José / De Mier / Guerra

Aquellos entierros

Muchos de mis recuerdos infantiles están ligados a la Alameda de Lora. En aquella Plaza, pasábamos muchas horas los niños de mi generación, era rarísimo que algún coche nos importunara si se salía del recinto a las calles colindantes, pues eran poquísimos los que por allí pasaban.

Pero tengo guardado en mi memoria, e incluso algunas veces sueño con ello, cuando pasaba algún coche de caballos con su cajita blanca.

Los entierros, hasta los años sesenta se despedían en la Plaza del Retortillo y por eso casi todos pasaban por la Alameda de Lora.

Por entonces, había una gran mortalidad infantil, las condiciones sanitarias en las que se vivía eran enormemente deficitarias, no existía agua corriente en las casas, en algunas ni saneamiento, lo de cuartos de baño era una utopía y, el control sanitario de los alimentos apenas existía, pues cuando no faltaba el conocimiento faltaban los medios para controlar. La leche y la limpieza fueron el origen de abundantes enfermedades. Cuando empezaban los calores eran muchas las infecciones gastrointestinales que no tenían solución, los más afectados eran los niños. Incluso en los cementerios se construían nichos especiales para estos pequeños. Gracias a la penicilina y al desarrollo de los antibióticos y de las medidas y controles médicos se ha conseguido que la lacra que suponía la mortalidad infantil prácticamente haya desaparecido.

Hasta no hace mucho tiempo, todos los entierros, más bien, los sepelios, que son las ceremonias religiosas católicas que acompañan a estos, suponían una gran manifestación callejera. La Iglesia los distinguía en diferentes clases, de una, dos o tres capas, según los sacerdotes que intervenían, pues en esos casos, llevaban una capa sobre el sobrepelliz y la estola, estos últimos ornamentos sin la capa, eran los que se usaban para el sepelio de algún indigente. El sacerdote iba acompañado por el chantre y los monaguillos. Todo el cortejo iba presidido por el estandarte parroquial, los ciriales y la cruz alta. Detrás del féretro iban los dolientes y cerrando el cortejo los acompañantes.

Cuando se trataba del sepelio de un niño o de una joven soltera, por eso del simbolismo de la pureza, todo era de color blanco: los caballos, el coche, el féretro. Todo blanco a mi me impresionaba, tal vez porque ya entonces me suponía el drama que había detrás y las pocas oportunidades que había tenido aquel pobre pequeño o pequeña.

A su paso por la Alameda las campanas de las monjas doblaban a muerto, pocas situaciones son mas tristes que el doblar de las campanas al paso de una cajita blanca.
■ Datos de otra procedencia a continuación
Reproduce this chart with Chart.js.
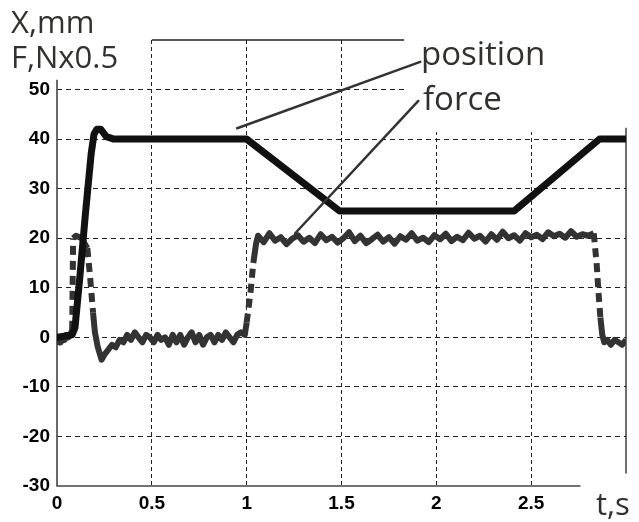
<!DOCTYPE html>
<html>
<head>
<meta charset="utf-8">
<script src="https://cdn.jsdelivr.net/npm/chart.js@4/dist/chart.umd.min.js"></script>
<style>
  html, body { margin: 0; padding: 0; background: #fff; }
  canvas { display: block; }
</style>
</head>
<body>
<canvas id="c" width="639" height="522"></canvas>
<script>
// ---- data ----
const posT = [0, 0.08, 0.095, 0.12, 0.15, 0.18, 0.195, 0.21, 0.23, 0.26, 0.3, 1.0, 1.49, 2.41, 2.86, 3.0];
const posX = [0, 0.5, 2, 12, 25, 37, 41, 42, 42, 40.5, 40, 40, 25.5, 25.5, 40, 40];

const forceT = [
  0, 0.01, 0.02, 0.03, 0.04, 0.05, 0.06, 0.07, 0.08,
  0.085, 0.1, 0.13, 0.16, 0.175, 0.19, 0.2, 0.215, 0.235, 0.25, 0.27, 0.29, 0.31, 0.33,
  0.35, 0.37, 0.39, 0.41, 0.43, 0.45, 0.47, 0.49, 0.51, 0.53, 0.55, 0.57, 0.59, 0.61,
  0.63, 0.65, 0.67, 0.69, 0.71, 0.73, 0.75, 0.77, 0.79, 0.81, 0.83, 0.85, 0.87, 0.89,
  0.91, 0.93, 0.95, 0.97, 0.99, 1.0, 1.02, 1.035, 1.05,
  1.06, 1.09, 1.12, 1.15, 1.18, 1.21, 1.24, 1.27, 1.30, 1.33, 1.36, 1.39, 1.42, 1.45, 1.48,
  1.51, 1.54, 1.57, 1.60, 1.63, 1.66, 1.69, 1.72, 1.75, 1.78, 1.81, 1.84, 1.87, 1.90, 1.93,
  1.96, 1.99, 2.02, 2.05, 2.08, 2.11, 2.14, 2.17, 2.20, 2.23, 2.26, 2.29, 2.32, 2.35, 2.38,
  2.41, 2.44, 2.47, 2.50, 2.53, 2.56, 2.59, 2.62, 2.65, 2.68, 2.71, 2.74, 2.77, 2.80, 2.83,
  2.845, 2.855, 2.865, 2.875, 2.885, 2.90, 2.92, 2.94, 2.96, 2.98, 3.0
];
const forceF = [
  -1.5, -0.5, -1, 0, -0.5, 0.5, 0, 0.5, 1.5,
  20, 20.5, 20, 18, 12, 5, 1, -2, -4.5, -3.5, -2.5, -1.5, -2, -0.5,
  -1, 0.5, -0.5, 1, 0, -1, 0.5, 0, -1, 0.5, -0.5, 0, -1.5, 0.5,
  -1, 0.5, -1.5, 0, 1, -1, 0.5, -1.5, 0, 0.5, -1, 0.5, -0.5, 1,
  0, -1, 0.5, 1, 0.5, 3, 9, 15, 19,
  20.5, 19.2, 21.0, 19.5, 20.2, 18.8, 19.9, 20.6, 19.3, 20.1, 19.0, 20.8, 19.6, 20.3, 19.1,
  20.0, 21.2, 19.4, 20.5, 19.0, 19.8, 20.7, 19.3, 20.2, 18.9, 20.4, 19.7, 21.0, 19.5, 20.1,
  19.2, 20.6, 19.8, 20.9, 19.4, 20.3, 19.6, 21.1, 19.9, 20.5, 19.3, 20.8, 19.7, 21.3, 20.0,
  20.6, 19.5, 21.0, 20.2, 20.7, 19.8, 21.2, 20.4, 20.9, 20.1, 21.4, 20.3, 20.8, 20.5, 21.0,
  15, 9, 4, 0.5, -1, -0.5, -1.5, -0.5, -1, -1.5, -0.5
];

const xTickLabels = ['0', '0.5', '1', '1.5', '2', '2.5'];
const yTickLabels = ['-30', '-20', '-10', '0', '10', '20', '30', '40', '50'];

const yTitleLines = ['X,mm', 'F,Nx0.5'];
const xTitle = 't,s';
const seriesNames = ['position', 'force'];

// ---- build datasets ----
const posData = posT.map((t, i) => ({ x: t, y: posX[i] }));
const forceData = forceT.map((t, i) => ({ x: t, y: forceF[i] }));

const frame = {
  id: 'frame',
  beforeDatasetsDraw(chart) {
    const { ctx } = chart;
    const xs = chart.scales.x, ys = chart.scales.y;
    const px = v => xs.getPixelForValue(v), py = v => ys.getPixelForValue(v);
    ctx.save();
    ctx.fillStyle = '#fff';
    ctx.fillRect(px(1.83), 0, chart.width - px(1.83), py(41.4));
    ctx.strokeStyle = '#444';
    ctx.lineWidth = 1.6;
    ctx.beginPath();
    ctx.moveTo(px(0), py(52)); ctx.lineTo(px(0), py(-30)); ctx.lineTo(px(2.76), py(-30));
    ctx.stroke();
    ctx.strokeStyle = '#222';
    ctx.lineWidth = 1.3;
    ctx.beginPath();
    ctx.moveTo(px(0.5), py(60)); ctx.lineTo(px(1.83), py(60));
    ctx.moveTo(px(3), py(42.3)); ctx.lineTo(px(3), py(-27.5));
    ctx.stroke();
    ctx.restore();
  },
  afterDraw(chart) {
    const { ctx } = chart;
    const xs = chart.scales.x, ys = chart.scales.y;
    const px = v => xs.getPixelForValue(v), py = v => ys.getPixelForValue(v);
    ctx.save();
    ctx.strokeStyle = '#333';
    ctx.lineWidth = 2.5;
    ctx.lineCap = 'round';
    ctx.beginPath();
    ctx.moveTo(px(0.95), py(42.2)); ctx.lineTo(px(1.915), py(55.6));
    ctx.moveTo(px(1.256), py(21)); ctx.lineTo(px(1.905), py(47.7));
    ctx.stroke();
    ctx.fillStyle = '#33312e';
    ctx.textAlign = 'left';
    ctx.textBaseline = 'alphabetic';
    ctx.font = '31px "Open Sans", sans-serif';
    ctx.fillText(yTitleLines[0], 11, 33);
    ctx.fillText(yTitleLines[1], 11, 68);
    ctx.font = '33px "Open Sans", sans-serif';
    ctx.fillText(seriesNames[0], 421, 65);
    ctx.fillText(seriesNames[1], 423, 110);
    ctx.font = '31px "Open Sans", sans-serif';
    ctx.fillText(xTitle, 596, 515);
    ctx.restore();
  }
};

new Chart(document.getElementById('c'), {
  type: 'line',
  data: {
    datasets: [
      {
        label: seriesNames[0],
        data: posData,
        borderColor: '#111',
        borderWidth: 7,
        pointRadius: 0,
        tension: 0,
        borderJoinStyle: 'round',
        borderCapStyle: 'round',
        fill: false
      },
      {
        label: seriesNames[1],
        data: forceData,
        borderColor: '#333',
        borderWidth: 6,
        pointRadius: 0,
        tension: 0,
        borderJoinStyle: 'round',
        fill: false,
        segment: {
          borderDash: c => Math.abs(c.p1.parsed.y - c.p0.parsed.y) > 4 ? [9, 6] : undefined
        }
      }
    ]
  },
  options: {
    responsive: false,
    animation: false,
    events: [],
    layout: { padding: { top: 40, right: 13, left: 0, bottom: 0 } },
    plugins: { legend: { display: false }, tooltip: { enabled: false } },
    scales: {
      x: {
        type: 'linear',
        min: 0, max: 3,
        afterFit: s => { s.height = 36; },
        ticks: {
          stepSize: 0.5,
          autoSkip: false,
          maxRotation: 0,
          padding: 6,
          color: '#000',
          font: { family: '"Liberation Sans", Arial, sans-serif', size: 19, weight: 'bold' },
          callback: v => { const i = Math.round(v / 0.5); return i < xTickLabels.length ? xTickLabels[i] : ''; }
        },
        grid: {
          drawTicks: false,
          lineWidth: 1,
          color: c => (c.tick && (c.tick.value <= 0 || c.tick.value >= 3)) ? 'rgba(0,0,0,0)' : '#222'
        },
        border: { display: false, dash: [4, 3] }
      },
      y: {
        min: -30, max: 60,
        afterFit: s => { s.width = 57; },
        ticks: {
          stepSize: 10,
          autoSkip: false,
          padding: 7,
          color: '#000',
          font: { family: '"Liberation Sans", Arial, sans-serif', size: 19, weight: 'bold' },
          callback: v => { const i = Math.round((v + 30) / 10); return i < yTickLabels.length ? yTickLabels[i] : ''; }
        },
        grid: {
          drawTicks: false,
          lineWidth: 1,
          color: c => (c.tick && (c.tick.value <= -30 || c.tick.value >= 60)) ? 'rgba(0,0,0,0)' : '#222'
        },
        border: { display: false, dash: [5, 4] }
      }
    }
  },
  plugins: [frame]
});
</script>
</body>
</html>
Todos llegaban a la Plaza del Retortillo, donde el sacerdote oficiaba el responso, rociaba de agua bendita mediante el hisopo el féretro y se despedía de los dolientes que, puestos en fila recibían el pésame de todos los acompañantes. A este acto se le llamaba "dar la cabezada ". A partir de ahí, el sacerdote y su séquito regresaban a su parroquia, mientras los demás volvían a sus tareas, el coche con el féretro y los dolientes continuaban hasta el cementerio de San Juan Bautista. Resultaba curioso que en todos estos actos tan solo participaran los varones.
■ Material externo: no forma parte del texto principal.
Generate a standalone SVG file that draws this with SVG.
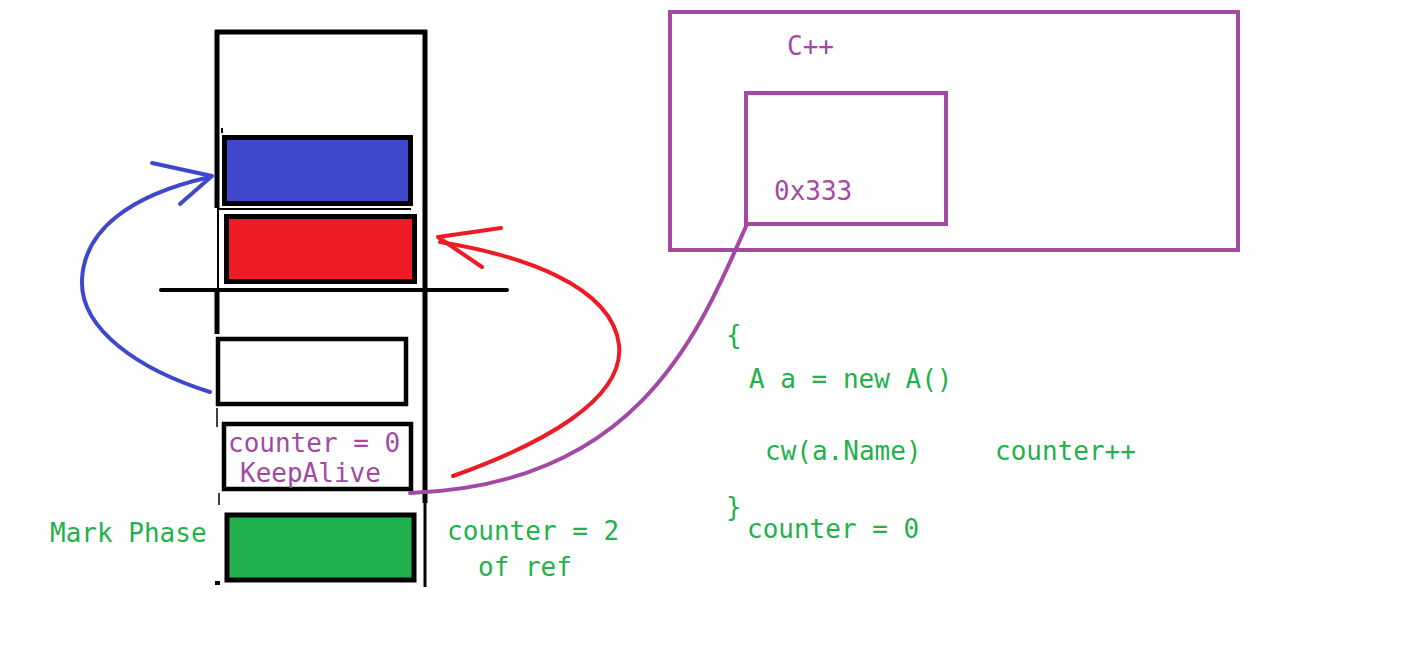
<svg xmlns="http://www.w3.org/2000/svg" width="1412" height="649" viewBox="0 0 1412 649">
<style>
.t{font-family:"DejaVu Sans Mono","Liberation Mono",monospace;font-size:26px}
.g{fill:#22B14C}
.p{fill:#A349A4}
.k{stroke:#000;fill:none}
</style>
<rect width="1412" height="649" fill="#fff"/>
<g id="stack">
<line class="k" x1="215" y1="32" x2="427" y2="32" stroke-width="5"/>
<line class="k" x1="217" y1="30" x2="217" y2="208" stroke-width="5"/>
<line class="k" x1="218" y1="208" x2="218" y2="292" stroke-width="2"/>
<line class="k" x1="217" y1="288" x2="217" y2="334" stroke-width="5"/>
<line class="k" x1="217" y1="408" x2="217" y2="427" stroke-width="1.5"/>
<line class="k" x1="219" y1="493" x2="219" y2="505" stroke-width="1.5"/>
<rect x="215" y="581" width="5" height="4" fill="#000"/>
<rect x="221" y="128" width="2" height="5" fill="#000"/>
<line class="k" x1="425" y1="30" x2="425" y2="503" stroke-width="5"/>
<line class="k" x1="425" y1="503" x2="425" y2="587" stroke-width="3"/>
<line class="k" x1="218" y1="209" x2="411" y2="209" stroke-width="2"/>
<line class="k" x1="161" y1="290" x2="507" y2="290" stroke-width="4" stroke-linecap="round"/>
</g>
<g id="blue-obj"><rect x="224.5" y="137.5" width="186" height="66" fill="#3F48CC" stroke="#000" stroke-width="5"/></g>
<g id="red-obj"><rect x="226.5" y="216.5" width="188" height="65" fill="#ED1C24" stroke="#000" stroke-width="5"/></g>
<g id="white-obj"><rect x="218" y="339" width="188" height="65" fill="#fff" stroke="#000" stroke-width="4.5"/></g>
<g id="counter-obj">
<rect x="224" y="424" width="187" height="65" fill="#fff" stroke="#000" stroke-width="4.5"/>
<text class="t p" x="228" y="452">counter = 0</text>
<text class="t p" x="240" y="482">KeepAlive</text>
</g>
<g id="green-obj"><rect x="227" y="515" width="187" height="65" fill="#22B14C" stroke="#000" stroke-width="5"/></g>
<g id="labels">
<text class="t g" x="50" y="542">Mark Phase</text>
<text class="t g" x="447" y="540">counter = 2</text>
<text class="t g" x="478" y="576">of ref</text>
</g>
<g id="cpp">
<rect x="670" y="12" width="568" height="238" fill="none" stroke="#A349A4" stroke-width="4"/>
<text class="t p" x="787" y="55">C++</text>
<rect x="746" y="93" width="200" height="131" fill="none" stroke="#A349A4" stroke-width="4"/>
<text class="t p" x="774" y="200">0x333</text>
</g>
<g id="code">
<text class="t g" x="726" y="344">{</text>
<text class="t g" x="749" y="388">A a = new A()</text>
<text class="t g" x="765" y="460">cw(a.Name)</text>
<text class="t g" x="995" y="460">counter++</text>
<text class="t g" x="726" y="516">}</text>
<text class="t g" x="747" y="538">counter = 0</text>
</g>
<g id="connectors" fill="none" stroke-width="4" stroke-linecap="round" stroke-linejoin="round">
<path d="M210,392 C140,370 80,330 82,280 C84,230 130,195 210,177" stroke="#3F48CC"/>
<path d="M152,163 L212,176 L180,204" stroke="#3F48CC"/>
<path d="M453,476 C540,445 625,400 619,345 C612,285 520,255 440,242" stroke="#ED1C24"/>
<path d="M501,228 L438,237 L482,267" stroke="#ED1C24"/>
<path d="M747,224 C700,330 640,485 410,493" stroke="#A349A4"/>
</g>
</svg>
La cosa no terminaba ahí ya que después venían los días de luto y, en esto sí que se sentían más obligadas las mujeres que los hombres. Se entendía que había que guardar un "luto entero" o "medio luto", es decir, un año o medio año de negro riguroso en el vestir. Por los padres, hijos, hermanos o esposos, le correspondía el luto entero y en el caso de que fueran abuelos o tíos, medio luto.

Afortunadamente, las resoluciones del Concilio Vaticano II y la evolución de la sociedad han ido acabando con estas tétricas manifestaciones.